Should you be able to vote by mail? If so, when should mail-in ballots count - if they arrive before election day, if they’re sent by election day, or sometime in between?
Again the tradeoff with mail voting is security vs. inclusion. Some people might not be able to vote or want to vote in person. But mail in ballots are quite insecure - it’s very easy just to sign as someone else and vote on their behalf.
I’m honestly unsure. Voter fraud seems to be extremely rare in practice, but mail fraud seems like such a gaping flaw - you can just vote on behalf of anyone you know that doesn’t vote. You can notify a person when they vote so they can dispute if it wasn’t them, but still.
(Maybe one day we will be able to sign documents biometrically.

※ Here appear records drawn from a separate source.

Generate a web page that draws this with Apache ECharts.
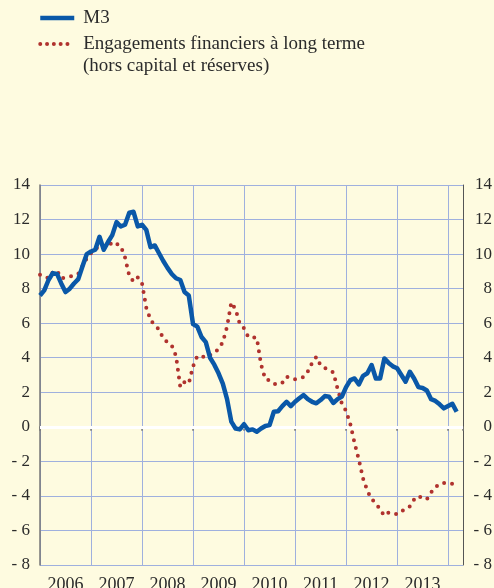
<!DOCTYPE html>
<html>
<head>
<meta charset="UTF-8">
<title>M3 et engagements financiers à long terme</title>
<script src="https://cdn.jsdelivr.net/npm/echarts@6/dist/echarts.min.js"></script>
<style>
  html, body { margin: 0; padding: 0; background: #fefbe0; }
  #main { width: 494px; height: 588px; }
</style>
</head>
<body>
<div id="main"></div>
<script>
// mensuel, de janvier 2006 à mars 2014 (index 0 = janv. 2006)
var years = ['2006', '2007', '2008', '2009', '2010', '2011', '2012', '2013'];
var m3 = [
  7.6, 7.9, 8.5, 8.9, 8.85, 8.3, 7.8, 8.0, 8.3, 8.55, 9.3, 10.0,
  10.15, 10.25, 11.0, 10.25, 10.7, 11.1, 11.85, 11.6, 11.7, 12.4, 12.45, 11.6,
  11.7, 11.4, 10.4, 10.5, 10.05, 9.6, 9.2, 8.85, 8.6, 8.5, 7.8, 7.6,
  5.95, 5.8, 5.2, 4.9, 4.0, 3.6, 3.1, 2.5, 1.6, 0.3, -0.1, -0.15,
  0.15, -0.2, -0.15, -0.29, -0.1, 0.05, 0.1, 0.87, 0.9, 1.2, 1.45, 1.2,
  1.45, 1.65, 1.84, 1.6, 1.45, 1.36, 1.55, 1.78, 1.74, 1.38, 1.6, 1.75,
  2.3, 2.7, 2.8, 2.45, 2.95, 3.1, 3.58, 2.8, 2.8, 3.96, 3.7, 3.5,
  3.39, 3.0, 2.61, 3.19, 2.8, 2.3, 2.25, 2.1, 1.6, 1.5, 1.3, 1.07,
  1.2, 1.33, 0.87
];
var engagements = [
  8.8, 8.7, 8.6, 8.95, 9.05, 8.6, 8.65, 8.7, 8.75, 8.85, 9.3, 9.75,
  10.05, 10.3, 10.45, 10.45, 10.4, 10.7, 10.6, 10.45, 9.8, 8.75, 8.4, 8.65,
  8.3, 6.9, 6.2, 5.85, 5.65, 5.1, 4.9, 4.7, 4.1, 2.3, 2.6, 2.5,
  3.5, 4.1, 4.1, 4.0, 4.15, 4.3, 4.5, 4.9, 5.8, 7.2, 6.8, 5.95,
  5.7, 5.2, 5.18, 5.15, 3.6, 2.75, 2.7, 2.5, 2.45, 2.55, 2.9, 2.85,
  2.75, 2.8, 2.88, 3.2, 3.7, 4.05, 3.56, 3.4, 3.3, 3.15, 2.2, 1.35,
  0.92, 0.15, -0.94, -1.9, -3.0, -3.7, -4.2, -4.4, -4.8, -5.15, -4.96, -5.0,
  -5.07, -4.9, -4.75, -4.6, -4.2, -4.0, -4.15, -4.2, -3.8, -3.5, -3.3, -3.25,
  -3.25, -3.3, -3.3
];

function toPairs(arr) {
  return arr.map(function (v, i) { return [i, v]; });
}
function fmtY(v) {
  return v < 0 ? '- ' + (-v) : String(v);
}

var serif = '"Liberation Serif", "DejaVu Serif", serif';
var gridColor = '#9fb0de';
var blue = '#0a58a8', red = '#b0322e';

var myChart = echarts.init(document.getElementById('main'));
var option = {
  backgroundColor: '#fefbe0',
  animation: false,
  legend: {
    orient: 'vertical',
    left: 38,
    top: 7,
    padding: 0,
    itemWidth: 34,
    itemHeight: 14,
    itemGap: 4,
    itemStyle: { opacity: 0 },
    textStyle: { fontFamily: serif, fontSize: 19, lineHeight: 22, color: '#2b2b2b', padding: [0, 0, 0, 4] },
    data: [
      { name: 'M3', lineStyle: { color: blue, width: 4.5 } },
      { name: 'Engagements financiers à long terme', lineStyle: { color: red, width: 4, type: [0, 6.8], cap: 'round' } }
    ]
  },
  graphic: [{
    type: 'text',
    left: 83,
    top: 57,
    style: { text: '(hors capital et réserves)', font: '19px ' + serif, fill: '#2b2b2b' }
  }],
  grid: { left: 40, right: 31, top: 185, bottom: 23, outerBoundsMode: 'none' },
  xAxis: {
    type: 'value',
    min: 0,
    max: 99.5,
    interval: 12,
    axisLine: { show: true, lineStyle: { color: '#777', width: 1.5 } },
    axisTick: { show: true, length: 4, lineStyle: { color: '#777', width: 1.5 } },
    splitLine: { show: true, lineStyle: { color: gridColor, width: 1 } },
    axisLabel: {
      margin: 11,
      padding: [0, 0, 0, 51],
      fontFamily: serif,
      fontSize: 18,
      color: '#2b2b2b',
      formatter: function (v) {
        var k = Math.round(v / 12);
        if (Math.abs(v - k * 12) > 0.01 || k >= years.length) return '';
        return years[k];
      }
    }
  },
  yAxis: [{
    type: 'value',
    min: -8,
    max: 14,
    interval: 2,
    position: 'left',
    axisLine: { show: true, lineStyle: { color: '#777', width: 1.5 } },
    axisTick: { show: false },
    splitLine: { show: true, lineStyle: { color: gridColor, width: 1 } },
    axisLabel: { margin: 10, fontFamily: serif, fontSize: 17, color: '#2b2b2b', formatter: fmtY }
  }, {
    type: 'value',
    min: -8,
    max: 14,
    interval: 2,
    position: 'right',
    axisLine: { show: true, lineStyle: { color: '#555', width: 1 } },
    axisTick: { show: false },
    splitLine: { show: false },
    axisLabel: { margin: 29, align: 'right', fontFamily: serif, fontSize: 17, color: '#2b2b2b', formatter: fmtY }
  }],
  series: [{
    name: 'Engagements financiers à long terme',
    type: 'line',
    data: toPairs(engagements),
    symbol: 'none',
    z: 3,
    lineStyle: { color: red, width: 4, type: [0, 8], cap: 'round' },
    itemStyle: { color: red },
    markLine: {
      silent: true,
      symbol: 'none',
      label: { show: false },
      lineStyle: { color: '#ffffff', width: 3, type: 'solid' },
      data: [{ yAxis: 0 }],
      z: 2
    }
  }, {
    name: 'M3',
    type: 'line',
    data: toPairs(m3),
    symbol: 'none',
    z: 4,
    lineStyle: { color: blue, width: 4.5, join: 'round' },
    itemStyle: { color: blue }
  }]
};
myChart.setOption(option);
</script>
</body>
</html>
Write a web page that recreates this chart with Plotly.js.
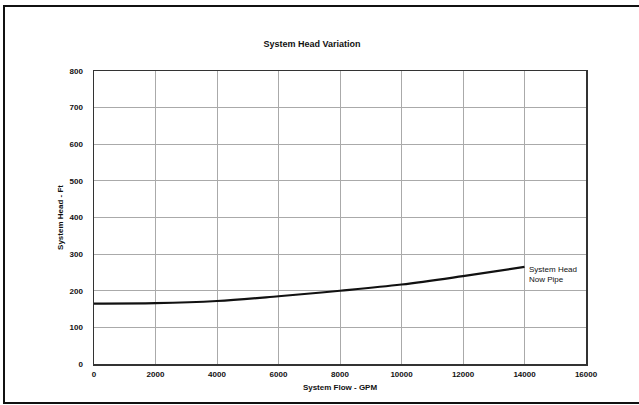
<!DOCTYPE html>
<html>
<head>
<meta charset="utf-8">
<script src="https://cdn.plot.ly/plotly-3.0.1.min.js"></script>
<style>html,body{margin:0;padding:0;background:#fff;}#chart{width:639px;height:405px;}</style>
</head>
<body>
<div id="chart"></div>
<script>
const flowGPM = [0, 2000, 4000, 6000, 8000, 10000, 12000, 14000];
const headFt = [165, 166, 172, 185, 200, 217, 240, 265];
const xTicks = [0, 2000, 4000, 6000, 8000, 10000, 12000, 14000, 16000];
const yTicks = [0, 100, 200, 300, 400, 500, 600, 700, 800];
const seriesLabel = "System Head<br>Now Pipe";
const chartTitle = "System Head Variation";
const xTitle = "System Flow - GPM";
const yTitle = "System Head - Ft";

const W = 492, H = 293;
const layout = {
  width: 639, height: 405,
  margin: {l: 94, r: 53, t: 71, b: 41},
  paper_bgcolor: '#fff', plot_bgcolor: '#fff',
  showlegend: false,
  font: {family: 'Liberation Sans, Arial, sans-serif', color: '#111', size: 8},
  title: {text: '<b>' + chartTitle + '</b>', x: 312/639, xanchor: 'center', y: 1 - 44/405, yanchor: 'middle',
          font: {size: 9, color: '#111'}},
  xaxis: {range: [0, 16000], tickvals: xTicks, ticktext: xTicks.map(v => '<b>' + v + '</b>'),
          ticks: '', showline: true, linecolor: '#333', linewidth: 1.5, mirror: true,
          showgrid: true, gridcolor: '#aaa', gridwidth: 1, zeroline: false,
          tickfont: {size: 8, color: '#111'}, ticklabelstandoff: 2,
          title: {text: '<b>' + xTitle + '</b>', font: {size: 8, color: '#111'}, standoff: 6}},
  yaxis: {range: [0, 800], tickvals: yTicks, ticktext: yTicks.map(v => '<b>' + v + '</b>'),
          ticks: '', showline: true, linecolor: '#333', linewidth: 1.5, mirror: true,
          showgrid: true, gridcolor: '#aaa', gridwidth: 1, zeroline: false,
          tickfont: {size: 8, color: '#111'}, ticklabelstandoff: 8,
          title: {text: '<b>' + yTitle + '</b>', font: {size: 8, color: '#111'}, standoff: 4}},
  shapes: [{type: 'rect', xref: 'paper', yref: 'paper',
            x0: (4-94)/W, x1: (650-94)/W, y0: (364-403)/H, y1: (364-6)/H,
            line: {color: '#111', width: 2}}],
  annotations: [{x: flowGPM[flowGPM.length-1], y: headFt[headFt.length-1], xref: 'x', yref: 'y',
                 text: seriesLabel, showarrow: false, xanchor: 'left', yanchor: 'top', align: 'left',
                 xshift: 2, yshift: 4, font: {size: 8, color: '#111'}}]
};
const data = [{x: flowGPM, y: headFt, type: 'scatter', mode: 'lines',
               line: {color: '#111', width: 2.2, shape: 'spline'}, name: 'System Head Now Pipe'}];
Plotly.newPlot('chart', data, layout, {displayModeBar: false, staticPlot: true});
</script>
</body>
</html>
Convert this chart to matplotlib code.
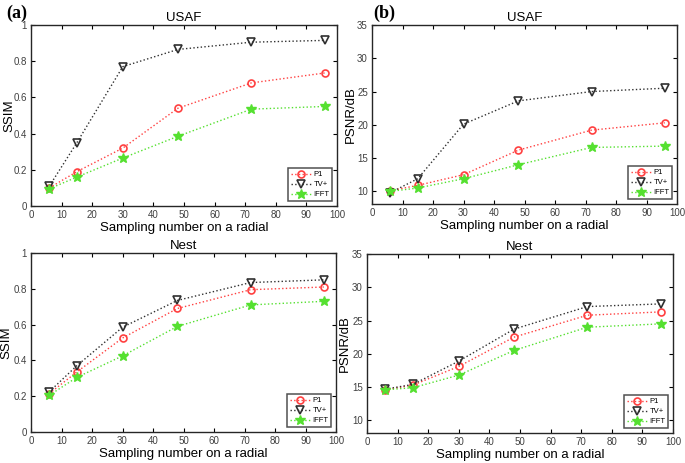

Ok I know the privacy people are yelling at me)
If you do choose to have mail in ballots, you should probably require ballots come in by election day. For some reason, whenever elections take too long to count, people get outraged and suspicious. I guess the logic is supposed to be that those in power could decide to rig an election after the votes begin to be counted and they realize they’re going to lose? Honestly I’ve never really understood this, but given that people feel this way, you should count ballots by election night, and that means no mail-in ballots that come in past election day. You just have to make sure those in power don’t intentionally sabotage the mail service (as Trump’s pick DeJoy was alleged to have done in 2020, though I’m skeptical) in order to nullify votes.
Should you be able to vote early? How early?
Early voting is fine. Sure, it could happen that there’s some big news that drastically changes people’s vote sometime before election day, such as a change in candidates, but this is rare. People should be able to vote a month+ in advance.
You can also allow people to change their votes up to election day, eg to handle the case of a candidate switch. This does raise a security risk that someone could pretend to be another person and change their vote, so it’s probably not worth it if you don’t require ID to vote, but might be worth it with IDs.